-- Start Supplied entries --

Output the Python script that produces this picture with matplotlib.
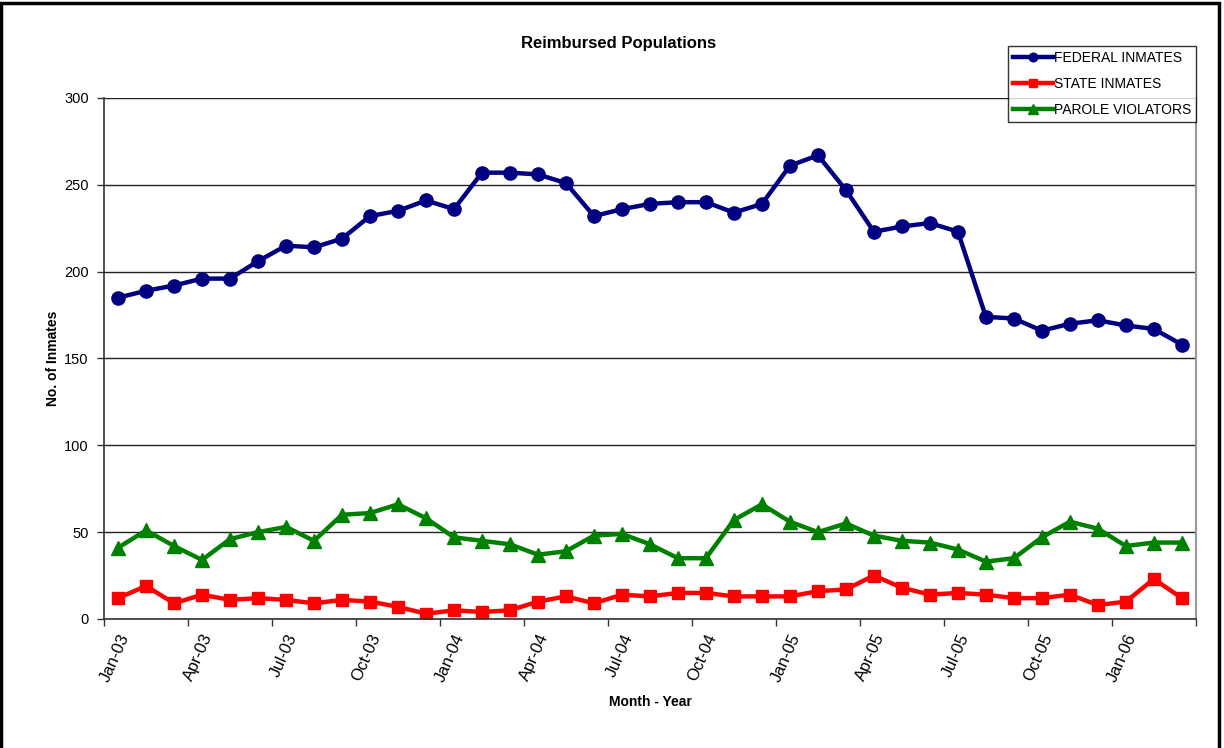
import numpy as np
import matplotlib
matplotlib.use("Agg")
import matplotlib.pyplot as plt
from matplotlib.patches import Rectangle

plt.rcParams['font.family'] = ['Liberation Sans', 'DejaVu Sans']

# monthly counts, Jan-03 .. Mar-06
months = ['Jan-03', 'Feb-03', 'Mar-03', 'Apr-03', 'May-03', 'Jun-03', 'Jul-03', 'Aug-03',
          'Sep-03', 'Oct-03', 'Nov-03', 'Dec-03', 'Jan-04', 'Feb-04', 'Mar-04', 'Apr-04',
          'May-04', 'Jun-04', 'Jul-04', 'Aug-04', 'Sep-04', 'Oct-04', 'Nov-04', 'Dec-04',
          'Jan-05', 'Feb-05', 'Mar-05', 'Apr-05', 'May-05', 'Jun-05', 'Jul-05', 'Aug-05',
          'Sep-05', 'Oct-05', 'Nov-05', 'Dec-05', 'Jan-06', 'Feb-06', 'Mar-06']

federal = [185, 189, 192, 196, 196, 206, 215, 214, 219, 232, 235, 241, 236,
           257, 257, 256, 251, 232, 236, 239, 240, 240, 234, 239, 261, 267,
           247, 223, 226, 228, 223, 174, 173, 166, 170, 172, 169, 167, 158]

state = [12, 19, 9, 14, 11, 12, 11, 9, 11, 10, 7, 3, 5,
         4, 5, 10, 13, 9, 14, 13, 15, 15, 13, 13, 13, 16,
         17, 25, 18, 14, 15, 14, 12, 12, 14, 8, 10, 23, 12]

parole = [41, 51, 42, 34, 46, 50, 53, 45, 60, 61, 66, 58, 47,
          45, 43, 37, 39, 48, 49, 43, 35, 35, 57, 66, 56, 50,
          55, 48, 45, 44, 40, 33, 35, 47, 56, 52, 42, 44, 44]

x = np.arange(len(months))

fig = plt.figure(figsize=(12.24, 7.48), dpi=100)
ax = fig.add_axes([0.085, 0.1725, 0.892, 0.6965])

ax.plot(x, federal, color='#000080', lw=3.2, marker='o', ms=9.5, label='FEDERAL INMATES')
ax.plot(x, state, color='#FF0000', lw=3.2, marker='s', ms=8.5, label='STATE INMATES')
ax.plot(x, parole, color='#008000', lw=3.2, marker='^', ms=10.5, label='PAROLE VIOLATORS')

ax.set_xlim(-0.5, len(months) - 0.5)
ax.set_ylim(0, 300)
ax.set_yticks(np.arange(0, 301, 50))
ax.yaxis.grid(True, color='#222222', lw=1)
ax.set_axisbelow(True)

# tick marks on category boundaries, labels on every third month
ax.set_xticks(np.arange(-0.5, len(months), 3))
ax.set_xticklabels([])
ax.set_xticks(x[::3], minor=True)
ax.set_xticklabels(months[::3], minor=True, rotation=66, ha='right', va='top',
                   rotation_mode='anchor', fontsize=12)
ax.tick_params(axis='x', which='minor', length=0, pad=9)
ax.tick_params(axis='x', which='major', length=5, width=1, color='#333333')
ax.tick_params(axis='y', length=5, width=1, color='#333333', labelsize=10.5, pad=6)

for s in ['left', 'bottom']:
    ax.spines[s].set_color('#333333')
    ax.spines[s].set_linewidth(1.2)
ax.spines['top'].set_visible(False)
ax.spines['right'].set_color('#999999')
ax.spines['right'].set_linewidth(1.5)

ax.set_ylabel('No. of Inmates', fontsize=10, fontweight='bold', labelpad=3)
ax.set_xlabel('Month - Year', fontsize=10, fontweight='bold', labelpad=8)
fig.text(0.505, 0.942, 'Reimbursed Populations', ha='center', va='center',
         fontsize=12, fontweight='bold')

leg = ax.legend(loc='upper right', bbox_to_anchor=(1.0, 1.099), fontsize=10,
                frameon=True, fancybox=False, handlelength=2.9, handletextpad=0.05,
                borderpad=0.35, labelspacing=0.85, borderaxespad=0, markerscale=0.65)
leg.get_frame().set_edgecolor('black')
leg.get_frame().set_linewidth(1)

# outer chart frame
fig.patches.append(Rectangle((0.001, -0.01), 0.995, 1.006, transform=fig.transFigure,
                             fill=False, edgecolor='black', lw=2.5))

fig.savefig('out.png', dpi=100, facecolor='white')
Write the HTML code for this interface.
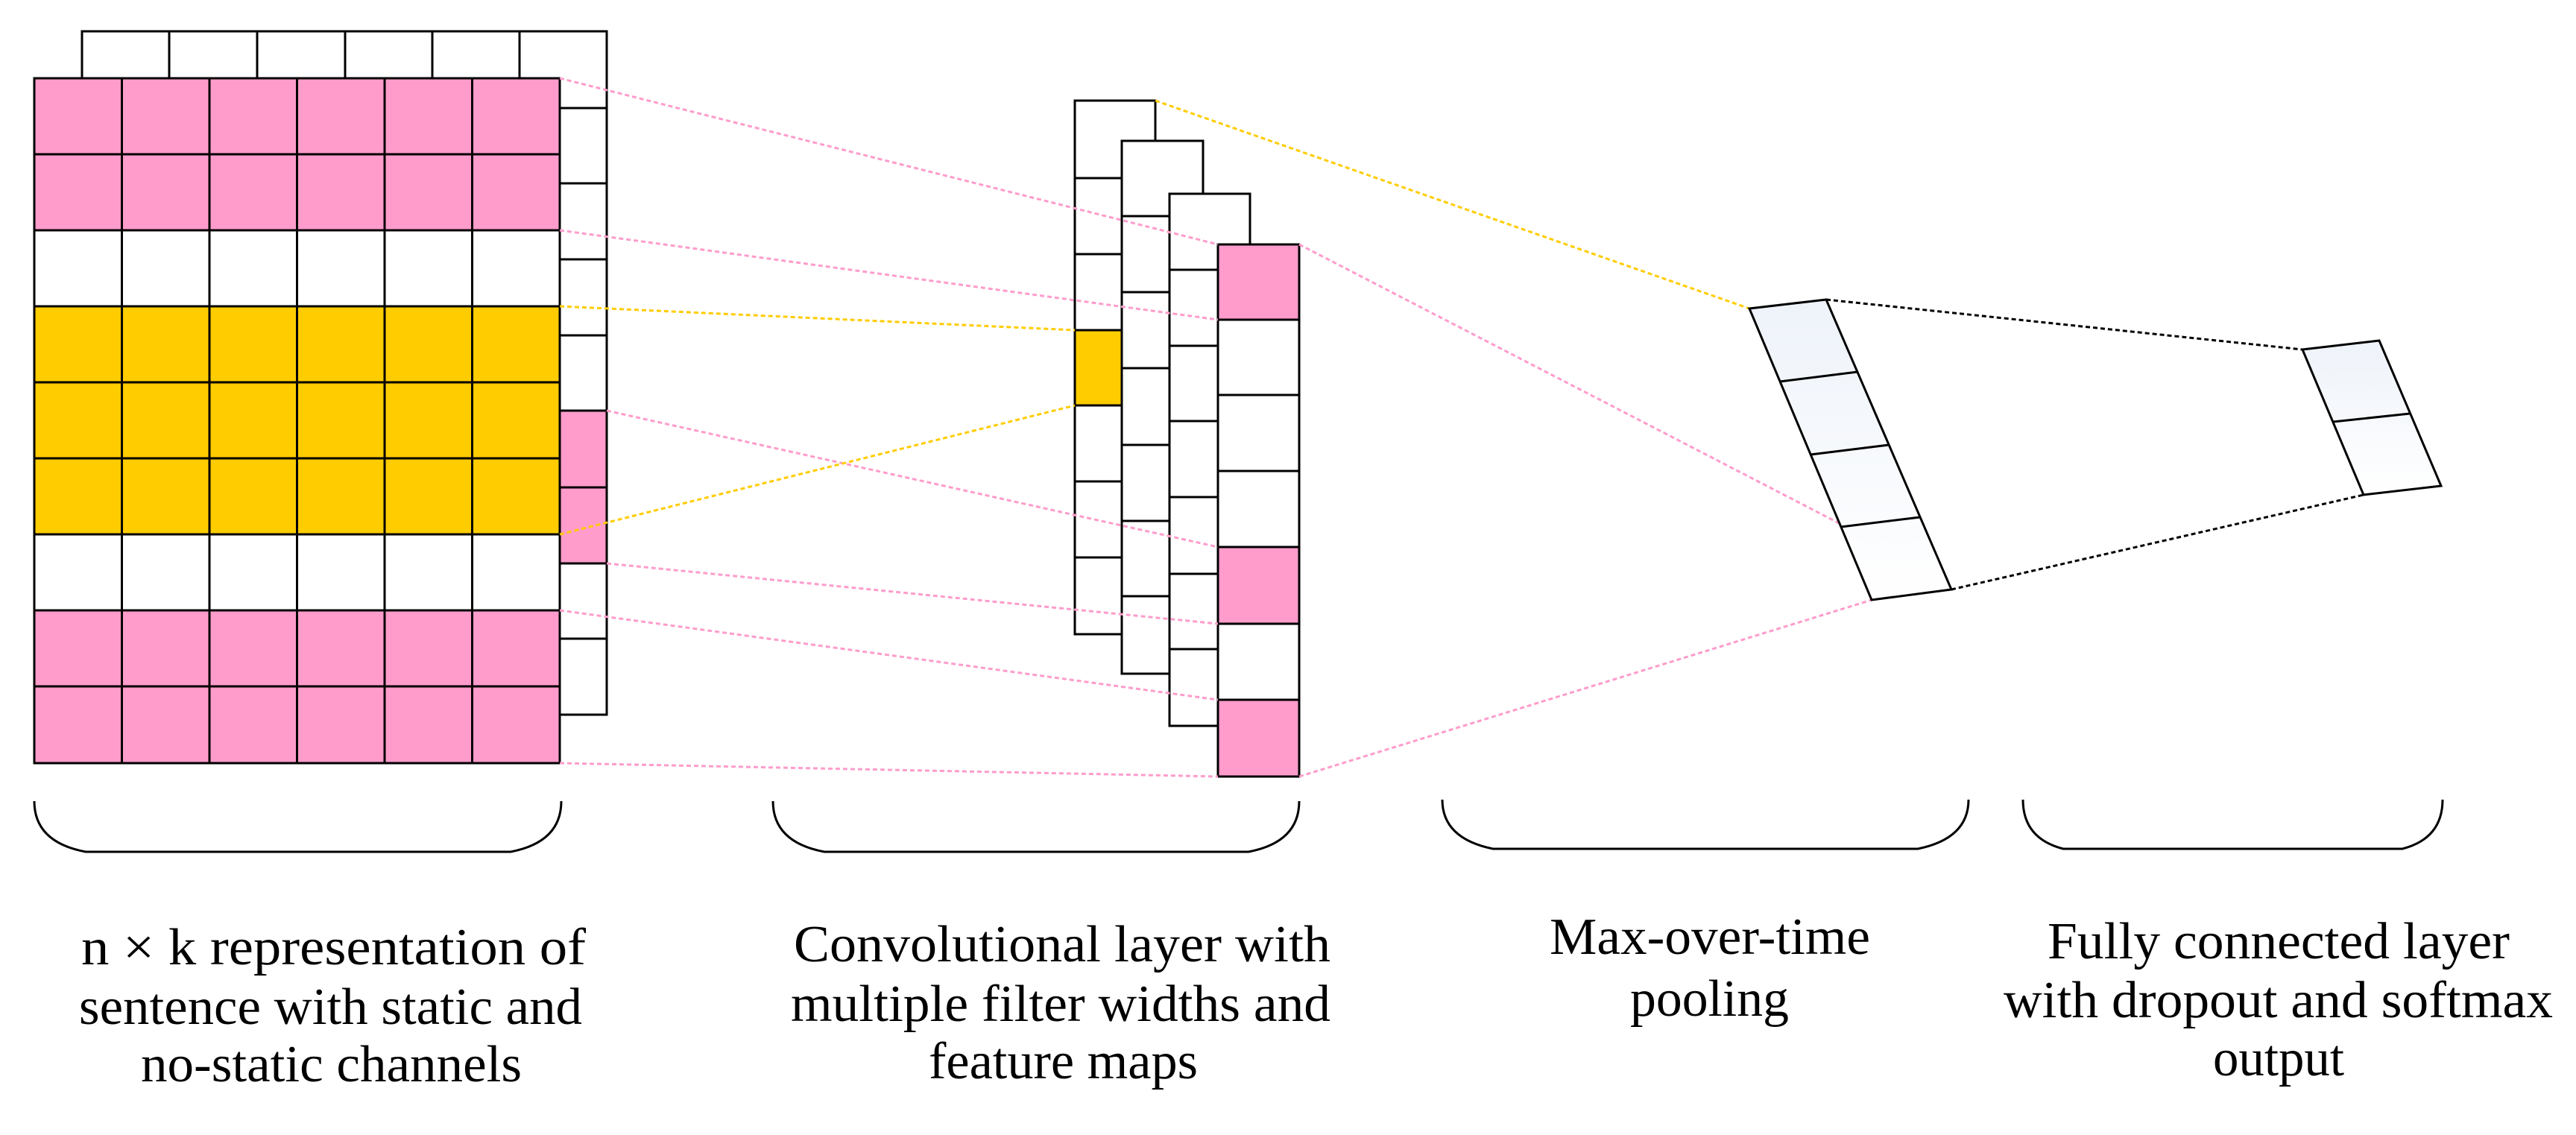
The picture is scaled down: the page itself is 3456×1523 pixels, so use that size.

-- End Supplied entries --

Your objective:
Using the data above, say how many lines include "matplotlib". No other reply is needed.

Correct response:
5